O desenvolvimento capitalista da Europa não teria sido possível sem a colonização da América Latina e das demais regiões, que hoje chamamos o Sul global. O colapso climático e ecológico que estamos vivenciando hoje é em grande parte uma consequência direta da economia capitalista globalizada, pautada na continuada espoliação colonial e na fantasmagoria do crescimento ilimitado. Parece que o mundo está preso a um paradigma, que só pode levar a humanidade ao abismo. Soluções reais – como deixar combustíveis fósseis no solo e decrescimento econômico – que poderiam ainda evitar as piores consequências, são descartadas como “irrealistas” no discurso dominante e não são discutidas de forma alguma nas COPs.
O famoso ditado de Margaret Thatcher “Não há alternativa” aparece neste contexto como uma maldição cujo terrível efeito vem se revelando após três décadas de neoliberalismo. Neste sentido é necessário insistirmos em afirmar – como é o lema do Fórum Social Mundial – que um outro mundo é possível.

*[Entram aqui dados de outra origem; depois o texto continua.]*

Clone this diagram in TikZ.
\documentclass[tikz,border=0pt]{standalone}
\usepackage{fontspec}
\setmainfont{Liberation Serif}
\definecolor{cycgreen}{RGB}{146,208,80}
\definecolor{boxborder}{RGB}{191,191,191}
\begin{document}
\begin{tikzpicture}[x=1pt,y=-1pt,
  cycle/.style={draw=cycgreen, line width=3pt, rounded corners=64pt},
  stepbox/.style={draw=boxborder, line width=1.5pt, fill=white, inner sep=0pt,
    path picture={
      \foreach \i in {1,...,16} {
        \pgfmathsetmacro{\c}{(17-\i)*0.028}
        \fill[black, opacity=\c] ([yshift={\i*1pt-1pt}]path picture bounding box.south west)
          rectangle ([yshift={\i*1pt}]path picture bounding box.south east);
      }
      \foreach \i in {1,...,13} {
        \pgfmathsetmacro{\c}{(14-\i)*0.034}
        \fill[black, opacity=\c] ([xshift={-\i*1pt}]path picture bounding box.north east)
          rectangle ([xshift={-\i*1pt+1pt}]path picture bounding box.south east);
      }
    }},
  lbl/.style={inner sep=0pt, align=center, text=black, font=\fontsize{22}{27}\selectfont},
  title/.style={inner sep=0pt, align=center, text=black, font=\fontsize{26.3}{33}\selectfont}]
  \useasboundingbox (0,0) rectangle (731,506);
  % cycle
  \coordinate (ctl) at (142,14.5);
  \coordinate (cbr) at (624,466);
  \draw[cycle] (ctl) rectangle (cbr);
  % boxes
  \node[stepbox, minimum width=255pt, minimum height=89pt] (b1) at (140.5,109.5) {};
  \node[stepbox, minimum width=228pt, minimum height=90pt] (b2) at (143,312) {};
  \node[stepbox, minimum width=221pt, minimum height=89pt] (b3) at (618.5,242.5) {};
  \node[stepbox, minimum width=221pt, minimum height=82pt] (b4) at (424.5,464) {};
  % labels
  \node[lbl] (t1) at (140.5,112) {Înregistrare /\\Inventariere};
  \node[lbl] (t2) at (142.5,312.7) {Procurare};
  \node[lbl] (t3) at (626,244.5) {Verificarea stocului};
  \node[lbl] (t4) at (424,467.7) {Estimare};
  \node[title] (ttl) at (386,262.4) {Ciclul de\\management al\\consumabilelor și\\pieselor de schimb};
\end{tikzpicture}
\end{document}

Porém, antes de tudo temos que lembrar, que outros mundos não apenas são possíveis, mas que eles de fato ainda existem: povos indígenas e comunidades tradicionais exercitam um modo de vida alternativo e fundamentalmente sustentável. Antes de tudo, precisamos apoiar a luta que estes povos e comunidades travam por sua sobrevivência e pela floresta. A atual transformação da terra exige que a humanidade se reinventa em todos o níveis: não apenas seus modos de produção e consumo, mas as relações que sustentam estes modos. Temos que entender que a luta pela vida na terra e necessariamente ligada a um processo global de de-colonização.